**EXERCISE GOAL**
Every line that contains the word "with" should be copied out.

**INFORMATION SUPPLIED**
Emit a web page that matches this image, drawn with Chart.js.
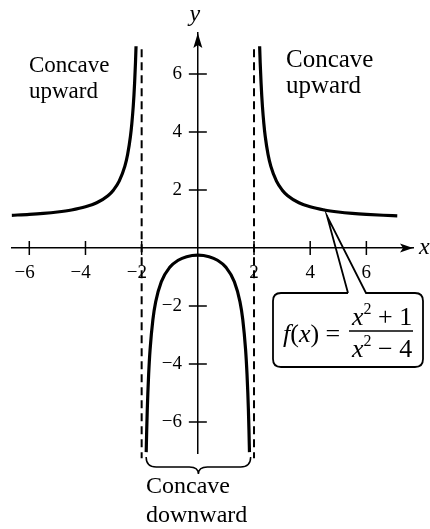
<!DOCTYPE html>
<html lang="en">
<head>
    <meta charset="UTF-8">
    <title>Concavity of f(x)</title>
    <script src="https://cdn.jsdelivr.net/npm/chart.js"></script>
    <style>
        body { margin: 0; background: #fff; }
        .wrap { width: 430px; height: 529px; }
    </style>
</head>
<body>
    <div class="wrap"><canvas id="curveChart"></canvas></div>
    <script>
        // values
        const leftX = [-6.63, -6, -5.5, -5, -4.5, -4, -3.6, -3.2, -3, -2.8, -2.6, -2.5, -2.4, -2.35, -2.3, -2.275, -2.25, -2.22, -2.2];
        const leftY = [1.125, 1.156, 1.19, 1.238, 1.308, 1.417, 1.558, 1.801, 2.0, 2.302, 2.812, 3.222, 3.841, 4.284, 4.876, 5.253, 5.706, 6.386, 6.952];
        const rightX = [2.2, 2.22, 2.25, 2.275, 2.3, 2.35, 2.4, 2.5, 2.6, 2.8, 3, 3.2, 3.6, 4, 4.5, 5, 5.5, 6, 6.6, 7.1];
        const rightY = [6.952, 6.386, 5.706, 5.253, 4.876, 4.284, 3.841, 3.222, 2.812, 2.302, 2.0, 1.801, 1.558, 1.417, 1.308, 1.238, 1.19, 1.156, 1.126, 1.108];
        const middleX = [-1.838, -1.82, -1.8, -1.78, -1.75, -1.7, -1.6, -1.5, -1.3, -1.0, -0.7, -0.4, 0, 0.4, 0.7, 1.0, 1.3, 1.5, 1.6, 1.7, 1.75, 1.78, 1.8, 1.82, 1.838];
        const middleY = [-7.04, -6.272, -5.579, -5.013, -4.333, -3.505, -2.472, -1.857, -1.165, -0.667, -0.425, -0.302, -0.25, -0.302, -0.425, -0.667, -1.165, -1.857, -2.472, -3.505, -4.333, -5.013, -5.579, -6.272, -7.04];
        const asymptoteX = [-2, 2];
        const asymptoteY = [6.85, -7.25];

        const xTicks = [-6, -4, -2, 2, 4, 6];
        const xTickLabels = ['\u22126', '\u22124', '\u22122', '2', '4', '6'];
        const yTicks = [-6, -4, -2, 2, 4, 6];
        const yTickLabels = ['\u22126', '\u22124', '\u22122', '2', '4', '6'];

        const SERIF = '"Liberation Serif", "DejaVu Serif", serif';

        function toPoints(xs, ys) {
            return xs.map((x, i) => ({ x: x, y: ys[i] }));
        }

        const curveStyle = {
            showLine: true,
            borderColor: '#000',
            borderWidth: 3.2,
            pointRadius: 0,
            cubicInterpolationMode: 'monotone',
            fill: false
        };

        const datasets = [
            Object.assign({ label: 'left', data: toPoints(leftX, leftY) }, curveStyle),
            Object.assign({ label: 'middle', data: toPoints(middleX, middleY) }, curveStyle),
            Object.assign({ label: 'right', data: toPoints(rightX, rightY) }, curveStyle)
        ];
        asymptoteX.forEach(ax => {
            datasets.push({
                label: 'x = ' + ax,
                data: asymptoteY.map(y => ({ x: ax, y: y })),
                showLine: true,
                borderColor: '#000',
                borderWidth: 2,
                borderDash: [8, 5],
                pointRadius: 0,
                clip: false
            });
        });

        // cross ticks, arrows, labels and the callout
        const decorations = {
            id: 'decorations',
            afterDraw(chart) {
                const ctx = chart.ctx;
                const xs = chart.scales.x, ys = chart.scales.y;
                const ox = xs.getPixelForValue(0), oy = ys.getPixelForValue(0);
                const area = chart.chartArea;
                ctx.save();
                ctx.strokeStyle = '#000';
                ctx.fillStyle = '#000';
                ctx.lineWidth = 1.5;

                // tick marks crossing the axes
                ctx.beginPath();
                xTicks.forEach(v => {
                    const px = xs.getPixelForValue(v);
                    ctx.moveTo(px, oy - 7); ctx.lineTo(px, oy + 7);
                });
                yTicks.forEach(v => {
                    const py = ys.getPixelForValue(v);
                    ctx.moveTo(ox - 9, py); ctx.lineTo(ox + 9, py);
                });
                ctx.stroke();

                // arrow heads
                const xr = area.right;
                ctx.beginPath();
                ctx.moveTo(xr, oy);
                ctx.lineTo(xr - 13, oy - 4.5);
                ctx.lineTo(xr - 10, oy);
                ctx.lineTo(xr - 13, oy + 4.5);
                ctx.closePath();
                ctx.fill();
                const yt = area.top;
                ctx.beginPath();
                ctx.moveTo(ox, yt);
                ctx.lineTo(ox - 4.5, yt + 15);
                ctx.lineTo(ox, yt + 12);
                ctx.lineTo(ox + 4.5, yt + 15);
                ctx.closePath();
                ctx.fill();

                // axis names
                ctx.font = 'italic 24px ' + SERIF;
                ctx.textBaseline = 'alphabetic';
                ctx.textAlign = 'center';
                ctx.fillText('y', ox - 3, 21);
                ctx.textAlign = 'left';
                ctx.fillText('x', 419, 254);

                // region labels
                ctx.font = '23px ' + SERIF;
                ctx.fillText('Concave', 29, 72);
                ctx.fillText('upward', 29, 98);
                ctx.font = '25px ' + SERIF;
                ctx.fillText('Concave', 286, 67);
                ctx.fillText('upward', 286, 93);
                ctx.font = '24px ' + SERIF;
                ctx.fillText('Concave', 146, 493);
                ctx.fillText('downward', 146, 522);

                // brace under the middle branch
                const bl = xs.getPixelForValue(-1.84), br = xs.getPixelForValue(1.88);
                const bc = (bl + br) / 2;
                ctx.lineWidth = 1.5;
                ctx.beginPath();
                ctx.moveTo(bl, 457);
                ctx.quadraticCurveTo(bl, 467, bl + 10, 467);
                ctx.lineTo(bc - 9, 467);
                ctx.quadraticCurveTo(bc, 467, bc, 474);
                ctx.quadraticCurveTo(bc, 467, bc + 9, 467);
                ctx.lineTo(br - 10, 467);
                ctx.quadraticCurveTo(br, 467, br, 457);
                ctx.stroke();

                // callout box with pointer
                const tipX = xs.getPixelForValue(4.6), tipY = ys.getPixelForValue(1.1);
                const L = 273, R = 423, T = 293, B = 367, r = 8;
                ctx.lineWidth = 1.8;
                ctx.beginPath();
                ctx.moveTo(348, T);
                ctx.lineTo(L + r, T);
                ctx.quadraticCurveTo(L, T, L, T + r);
                ctx.lineTo(L, B - r);
                ctx.quadraticCurveTo(L, B, L + r, B);
                ctx.lineTo(R - r, B);
                ctx.quadraticCurveTo(R, B, R, B - r);
                ctx.lineTo(R, T + r);
                ctx.quadraticCurveTo(R, T, R - r, T);
                ctx.lineTo(366, T);
                ctx.lineTo(tipX, tipY);
                ctx.lineTo(348, T);
                ctx.stroke();

                // f(x) = (x^2 + 1) / (x^2 - 4)
                function run(parts, x, y) {
                    parts.forEach(p => {
                        ctx.font = p[1];
                        ctx.fillText(p[0], x, y + (p[2] || 0));
                        x += ctx.measureText(p[0]).width;
                    });
                    return x;
                }
                const it = 'italic 26px ' + SERIF, rm = '26px ' + SERIF, sup = '16px ' + SERIF;
                ctx.textAlign = 'left';
                run([['f', it], ['(', rm], ['x', it], [')', rm], [' =', rm]], 283, 342);
                run([['x', it], ['2', sup, -11], [' + 1', rm]], 352, 325);
                run([['x', it], ['2', sup, -11], [' \u2212 4', rm]], 352, 357);
                ctx.lineWidth = 1.5;
                ctx.beginPath();
                ctx.moveTo(349, 331);
                ctx.lineTo(413, 331);
                ctx.stroke();

                ctx.restore();
            }
        };

        new Chart(document.getElementById('curveChart').getContext('2d'), {
            type: 'scatter',
            data: { datasets: datasets },
            options: {
                responsive: true,
                maintainAspectRatio: false,
                animation: false,
                layout: { padding: { left: 10, right: 17, top: 33, bottom: 76 } },
                plugins: { legend: { display: false }, tooltip: { enabled: false } },
                scales: {
                    x: {
                        type: 'linear',
                        position: { y: 0 },
                        min: -6.63,
                        max: 7.66,
                        afterBuildTicks: (scale) => { scale.ticks = xTicks.map(v => ({ value: v })); },
                        grid: { display: false, drawTicks: false },
                        border: { display: true, color: '#000', width: 1.5 },
                        ticks: {
                            color: '#000',
                            padding: 14,
                            maxRotation: 0,
                            autoSkip: false,
                            font: { family: SERIF, size: 19 },
                            // pad negatives so the digit sits under its tick
                            callback: (v, i) => xTickLabels[i] + (xTicks[i] < 0 ? '\u2002' : '')
                        }
                    },
                    y: {
                        type: 'linear',
                        position: { x: 0 },
                        min: -7.07,
                        max: 7.41,
                        afterBuildTicks: (scale) => { scale.ticks = yTicks.map(v => ({ value: v })); },
                        grid: { display: false, drawTicks: false },
                        border: { display: true, color: '#000', width: 1.5 },
                        ticks: {
                            color: '#000',
                            padding: 16,
                            autoSkip: false,
                            font: { family: SERIF, size: 19 },
                            // the centred axis ignores padding, so a trailing space keeps labels off the ticks
                            callback: (v, i) => yTickLabels[i] + '\u2002\u2004'
                        }
                    }
                }
            },
            plugins: [decorations]
        });
    </script>
</body>
</html>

**FINAL RESULT**
Emit a web page that matches this image, drawn with Chart.js.
                // callout box with pointer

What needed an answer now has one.